# Given task
Transcribe every line from the top down to the line with "x2=alt.value(x2), y=alt.value(y), y2=alt.value(y2))", both ends included, but not the pictures.
[START Records supplied]
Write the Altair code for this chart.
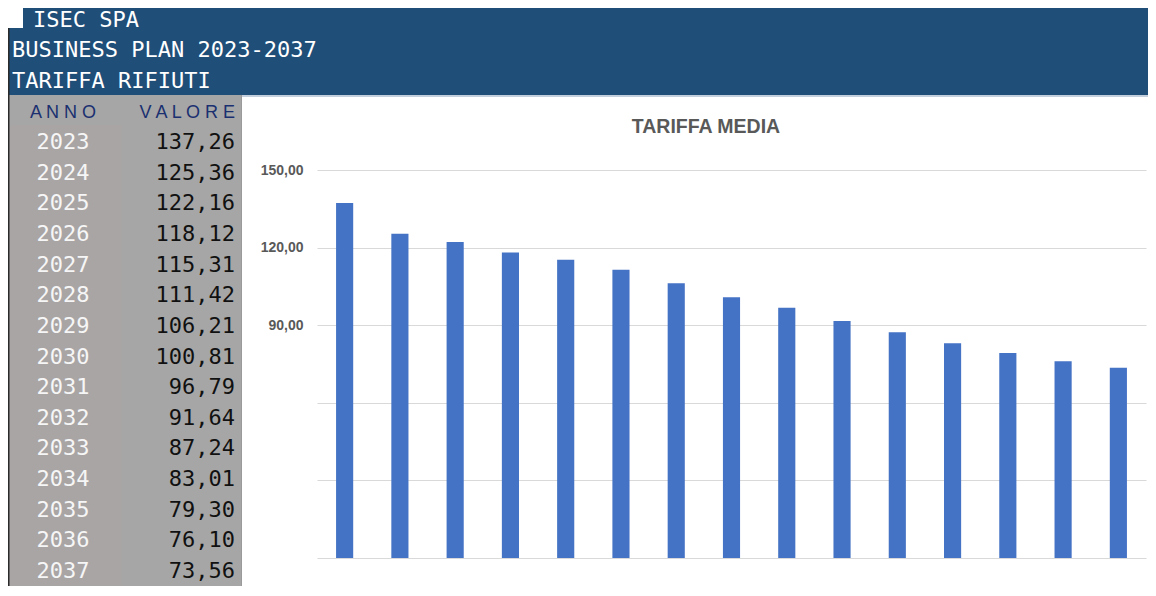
import altair as alt
import pandas as pd

# ---- data ----
anni = ["2023", "2024", "2025", "2026", "2027", "2028", "2029", "2030",
        "2031", "2032", "2033", "2034", "2035", "2036", "2037"]
valori = [137.26, 125.36, 122.16, 118.12, 115.31, 111.42, 106.21, 100.81,
          96.79, 91.64, 87.24, 83.01, 79.30, 76.10, 73.56]
header_lines = ["ISEC SPA", "BUSINESS PLAN 2023-2037", "TARIFFA RIFIUTI"]
col_headers = ["A N N O", "V A L O R E"]
chart_title = "TARIFFA MEDIA"
y_ticks = [0, 30, 60, 90, 120, 150]

df = pd.DataFrame({
    "anno": anni,
    "valore": valori,
    "label": [f"{v:.2f}".replace(".", ",") for v in valori],
})
one = pd.DataFrame({"k": [0]})

HDR_BLUE = "#1F4E79"
GRAY = "#A6A6A6"
GRAY2 = "#A9A5A5"
MONO = "DejaVu Sans Mono"

def rect(x, x2, y, y2, color):
    return alt.Chart(one).mark_rect(color=color).encode(
        x=alt.value(x), x2=alt.value(x2), y=alt.value(y), y2=alt.value(y2))

def txt(s, x, y, size, color, font=MONO, align="left", weight="normal", baseline="alphabetic"):
    return alt.Chart(one).mark_text(
        text=s, fontSize=size, color=color, font=font, align=align,
        fontWeight=weight, baseline=baseline).encode(x=alt.value(x), y=alt.value(y))

# backgrounds (coordinates relative to plot origin at page (317,170))
bg = [
    rect(-294, 845, -170, -138, HDR_BLUE),
    rect(-320, 845, -142, -75, HDR_BLUE),
    rect(-320, -76, -75, 430, GRAY),
    rect(-320, -195, -45, 430, GRAY2),
    rect(-309, -307.5, -142, 430, "#2b2b2b"),
    rect(-76, -75, -75, 430, "#9a9a9a"),
    rect(-75, 845, -75, -73, "#C3CFDD"),
]

texts = [
    txt(header_lines[0], -284, -143, 22, "white"),
    txt(header_lines[1], -305, -113, 22, "white"),
    txt(header_lines[2], -305, -82, 22, "white"),
    txt(col_headers[0], -254, -52, 18, "#1A3070", font="Liberation Sans", align="center"),
    txt(col_headers[1], -82, -52, 18, "#1A3070", font="Liberation Sans", align="right"),
    txt(chart_title, 389, -37, 19.5, "#595959", font="Liberation Sans", align="center", weight="bold"),
]

row_y = alt.Y("anno:O", scale=alt.Scale(type="point", domain=anni, range=[-28, 401], padding=0), axis=None)
years_txt = alt.Chart(df).mark_text(font=MONO, fontSize=22, color="#F6F6F6", align="center",
                                    baseline="middle").encode(
    x=alt.value(-254), y=row_y, text="anno:N")
vals_txt = alt.Chart(df).mark_text(font=MONO, fontSize=22, color="#111111", align="right",
                                   baseline="middle").encode(
    x=alt.value(-82), y=row_y, text="label:N")

bars = alt.Chart(df).mark_bar(color="#4472C4").encode(
    x=alt.X("anno:O", scale=alt.Scale(paddingInner=0.69, paddingOuter=0.345), axis=None),
    y=alt.Y("valore:Q", scale=alt.Scale(domain=[0, 150], nice=False),
            axis=alt.Axis(values=y_ticks, title=None, domain=False, ticks=False,
                          grid=True, gridColor="#D9D9D9", gridWidth=1,
                          labelExpr="datum.value >= 90 ? replace(format(datum.value, '.2f'), '.', ',') : ''",
                          labelFont="Liberation Sans", labelFontSize=14, labelFontWeight="bold",
                          labelColor="#595959", labelPadding=14)),
)

chart = alt.layer(*bg, *texts, years_txt, vals_txt, bars).resolve_scale(
    y="independent"
).properties(
    width=829, height=388,
    autosize=alt.AutoSizeParams(type="none"),
    padding={"left": 309, "top": 162, "right": 2, "bottom": 28},
    background="white",
).configure_view(stroke=None)

chart.save("out.html", embed_options={"renderer": "svg", "actions": False})
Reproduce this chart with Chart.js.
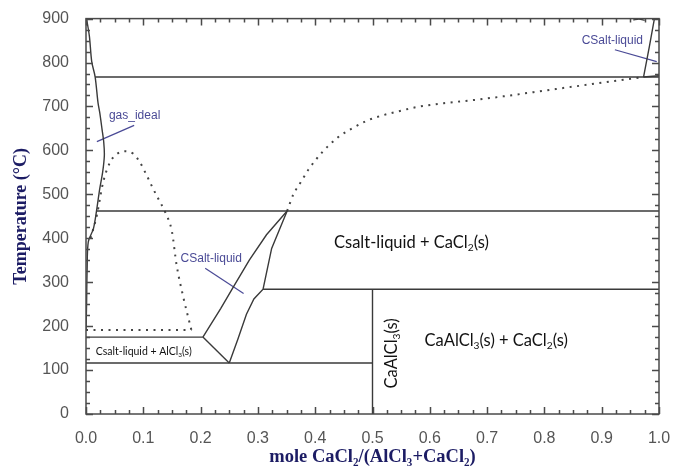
<!DOCTYPE html>
<html>
<head>
<meta charset="utf-8">
<script src="https://cdn.jsdelivr.net/npm/chart.js@4.4.0/dist/chart.umd.min.js"></script>
<style>
  html, body { margin: 0; padding: 0; background: #fff; }
</style>
</head>
<body>
<canvas id="chart" width="683" height="470"></canvas>
<script>
// points are [mole CaCl2/(AlCl3+CaCl2), temperature in C]
var gasIdeal = [[0.001, 900], [0.006, 859], [0.010, 802], [0.016, 767], [0.021, 708], [0.024, 686],
    [0.028, 648], [0.031, 618], [0.032, 588], [0.029, 550], [0.024, 513], [0.019, 468],
    [0.013, 422], [0.004, 392], [0.002, 330], [0.001, 250], [0.0, 190]];
var iso767 = [[0.016, 767], [1.0, 767]];
var iso462 = [[0.019, 462], [1.0, 462]];
var iso284 = [[0.309, 284], [1.0, 284]];
var iso175 = [[0.0, 175], [0.204, 175]];
var iso116 = [[0.0, 116], [0.5, 116]];
var compound50 = [[0.5, 0], [0.5, 284]];
var liquidusLeft = [[0.204, 175], [0.235, 240], [0.257, 289], [0.285, 350], [0.315, 408], [0.351, 462]];
var liquidusRight = [[0.250, 116], [0.265, 170], [0.280, 227], [0.293, 262], [0.309, 284], [0.324, 377], [0.351, 462]];
var tieLow = [[0.204, 175], [0.250, 116]];
var liquidusTop = [[0.973, 767], [0.983, 835], [0.992, 900]];
var tieTop = [[0.973, 767], [1.0, 770]];
var curlTop = [[0.955, 897], [0.965, 899], [0.975, 896]];

var domeDotted = [[0.008, 400], [0.019, 453], [0.030, 528], [0.042, 573], [0.054, 592], [0.068, 598],
    [0.083, 592], [0.094, 573], [0.106, 543], [0.117, 513], [0.129, 483], [0.138, 460],
    [0.150, 415], [0.158, 340], [0.170, 265], [0.184, 191]];
var iso190Dotted = [[0.0, 191], [0.184, 191]];
var rightDotted = [[0.351, 462], [0.362, 500], [0.376, 530], [0.388, 556], [0.400, 577], [0.413, 597],
    [0.425, 613], [0.439, 629], [0.464, 650], [0.491, 668], [0.513, 678], [0.539, 687],
    [0.579, 699], [0.628, 708], [0.679, 715], [0.728, 723], [0.778, 732], [0.827, 741],
    [0.878, 750], [0.927, 759], [0.973, 767]];

var leaderGas = [[0.084, 657], [0.019, 620]];
var leaderMid = [[0.208, 332], [0.275, 274]];
var leaderTop = [[0.923, 829], [0.996, 802]];

// {n} marks a subscript
var labelTexts = ['gas_ideal', 'CSalt-liquid', 'CSalt-liquid', 'Csalt-liquid + CaCl{2}(s)',
    'CaAlCl{3}(s) + CaCl{2}(s)', 'CaAlCl{3}(s)', 'Csalt-liquid + AlCl{3}(s)'];

var phaseColor = '#3a3a3a';
var noteBlue = '#4a4a96';
var sansFont = '"Liberation Sans", Arial, sans-serif';
var bodyFont = 'Lato, "Open Sans", sans-serif';
var serifFont = '"Liberation Serif", "Times New Roman", serif';

function pts(arr) {
    return arr.map(function (p) { return {x: p[0], y: p[1]}; });
}

function solid(arr, smooth) {
    return {data: pts(arr), showLine: true, pointRadius: 0, borderColor: phaseColor,
        borderWidth: 1.4, tension: smooth ? 0.3 : 0};
}

function dotted(arr) {
    return {data: pts(arr), showLine: true, pointRadius: 0, borderColor: '#444',
        borderWidth: 2, borderDash: [2, 5.5], cubicInterpolationMode: 'monotone'};
}

function leader(arr) {
    return {data: pts(arr), showLine: true, pointRadius: 0, borderColor: noteBlue, borderWidth: 1.2};
}

// where each label sits, in data units, and how it is drawn
var labelLayout = [
    {x: 0.040, y: 679, size: 12, font: sansFont, color: noteBlue, align: 'left'},
    {x: 0.165, y: 354, size: 12, font: sansFont, color: noteBlue, align: 'left'},
    {x: 0.865, y: 850, size: 12, font: sansFont, color: noteBlue, align: 'left'},
    {x: 0.568, y: 389, size: 16.5, font: bodyFont, color: '#111', align: 'center'},
    {x: 0.716, y: 167, size: 16.5, font: bodyFont, color: '#111', align: 'center'},
    {x: 0.534, y: 138, size: 16.5, font: bodyFont, color: '#111', align: 'center', rotate: true},
    {x: 0.1007, y: 142, size: 10.5, font: bodyFont, color: '#111', align: 'center'}
];

function splitRich(text) {
    var parts = [];
    text.split(/(\{[^}]*\})/).forEach(function (s) {
        if (!s) return;
        if (s.charAt(0) === '{') parts.push({t: s.slice(1, -1), sub: true});
        else parts.push({t: s, sub: false});
    });
    return parts;
}

function drawRich(ctx, text, x, y, opt) {
    var parts = splitRich(text);
    var total = 0;
    parts.forEach(function (p) {
        ctx.font = (p.sub ? opt.size * 0.62 : opt.size) + 'px ' + opt.font;
        p.w = ctx.measureText(p.t).width;
        total += p.w;
    });
    var cx = opt.align === 'center' ? x - total / 2 : x;
    ctx.fillStyle = opt.color;
    ctx.textBaseline = 'middle';
    ctx.textAlign = 'left';
    parts.forEach(function (p) {
        ctx.font = (p.sub ? opt.size * 0.62 : opt.size) + 'px ' + opt.font;
        ctx.fillText(p.t, cx, p.sub ? y + opt.size * 0.3 : y);
        cx += p.w;
    });
}

var frameAndNotes = {
    id: 'frameAndNotes',
    afterDatasetsDraw: function (chart) {
        var ctx = chart.ctx, a = chart.chartArea;
        var xs = chart.scales.x, ys = chart.scales.y;
        ctx.save();
        ctx.strokeStyle = '#4a4a4a';
        ctx.lineWidth = 1.5;
        ctx.strokeRect(a.left, a.top, a.right - a.left, a.bottom - a.top);
        ctx.lineWidth = 1.5;
        ctx.beginPath();
        var i, p, len;
        for (i = 0; i <= 40; i++) {
            p = Math.round(xs.getPixelForValue(i * 0.025)) + 0.5;
            len = i % 4 === 0 ? 7 : 4;
            ctx.moveTo(p, a.bottom); ctx.lineTo(p, a.bottom - len);
            ctx.moveTo(p, a.top); ctx.lineTo(p, a.top + len);
        }
        for (i = 0; i <= 36; i++) {
            p = Math.round(ys.getPixelForValue(i * 25)) + 0.5;
            len = i % 4 === 0 ? 7 : 4;
            ctx.moveTo(a.left, p); ctx.lineTo(a.left + len, p);
            ctx.moveTo(a.right, p); ctx.lineTo(a.right - len, p);
        }
        ctx.stroke();

        labelLayout.forEach(function (opt, k) {
            var px = xs.getPixelForValue(opt.x), py = ys.getPixelForValue(opt.y);
            if (opt.rotate) {
                ctx.save();
                ctx.translate(px, py);
                ctx.rotate(-Math.PI / 2);
                drawRich(ctx, labelTexts[k], 0, 0, opt);
                ctx.restore();
            } else {
                drawRich(ctx, labelTexts[k], px, py, opt);
            }
        });
        ctx.restore();
    }
};

new Chart(document.getElementById('chart'), {
    type: 'scatter',
    data: {
        datasets: [
            solid(gasIdeal, true), solid(iso767), solid(iso462), solid(iso284), solid(iso175),
            solid(iso116), solid(compound50), solid(liquidusLeft), solid(liquidusRight), solid(tieLow),
            solid(liquidusTop), solid(tieTop), solid(curlTop, true),
            dotted(domeDotted), dotted(iso190Dotted), dotted(rightDotted),
            leader(leaderGas), leader(leaderMid), leader(leaderTop)
        ]
    },
    options: {
        responsive: false,
        animation: false,
        layout: {padding: {top: 14, right: 24, left: 0, bottom: 0}},
        plugins: {legend: {display: false}, tooltip: {enabled: false}},
        scales: {
            x: {
                type: 'linear', min: 0, max: 1,
                grid: {display: false}, border: {display: false},
                ticks: {
                    stepSize: 0.1, padding: 7, color: '#555', maxRotation: 0, autoSkip: false,
                    font: {family: sansFont, size: 16},
                    callback: function (v) { return v.toFixed(1); }
                },
                title: {
                    display: true, text: 'mole CaCl\u2082/(AlCl\u2083+CaCl\u2082)', color: '#1c1c64',
                    font: {family: serifFont, size: 18.5, weight: 'bold'}, padding: {top: 0, bottom: 2}
                },
                afterFit: function (s) { s.height = 56; }
            },
            y: {
                type: 'linear', min: 0, max: 900,
                grid: {display: false}, border: {display: false},
                ticks: {stepSize: 100, padding: 9, color: '#555', font: {family: sansFont, size: 16}},
                title: {
                    display: true, text: 'Temperature (\u00b0C)', color: '#1c1c64',
                    font: {family: serifFont, size: 18, weight: 'bold'}, padding: {top: 11, bottom: 0}
                },
                afterFit: function (s) { s.width = 86; }
            }
        }
    },
    plugins: [frameAndNotes]
});
</script>
</body>
</html>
[END Records supplied]
# Solution to this problem
Write the Altair code for this chart.
import altair as alt
import pandas as pd

# ---- data ----
anni = ["2023", "2024", "2025", "2026", "2027", "2028", "2029", "2030",
        "2031", "2032", "2033", "2034", "2035", "2036", "2037"]
valori = [137.26, 125.36, 122.16, 118.12, 115.31, 111.42, 106.21, 100.81,
          96.79, 91.64, 87.24, 83.01, 79.30, 76.10, 73.56]
header_lines = ["ISEC SPA", "BUSINESS PLAN 2023-2037", "TARIFFA RIFIUTI"]
col_headers = ["A N N O", "V A L O R E"]
chart_title = "TARIFFA MEDIA"
y_ticks = [0, 30, 60, 90, 120, 150]

df = pd.DataFrame({
    "anno": anni,
    "valore": valori,
    "label": [f"{v:.2f}".replace(".", ",") for v in valori],
})
one = pd.DataFrame({"k": [0]})

HDR_BLUE = "#1F4E79"
GRAY = "#A6A6A6"
GRAY2 = "#A9A5A5"
MONO = "DejaVu Sans Mono"

def rect(x, x2, y, y2, color):
    return alt.Chart(one).mark_rect(color=color).encode(
        x=alt.value(x), x2=alt.value(x2), y=alt.value(y), y2=alt.value(y2))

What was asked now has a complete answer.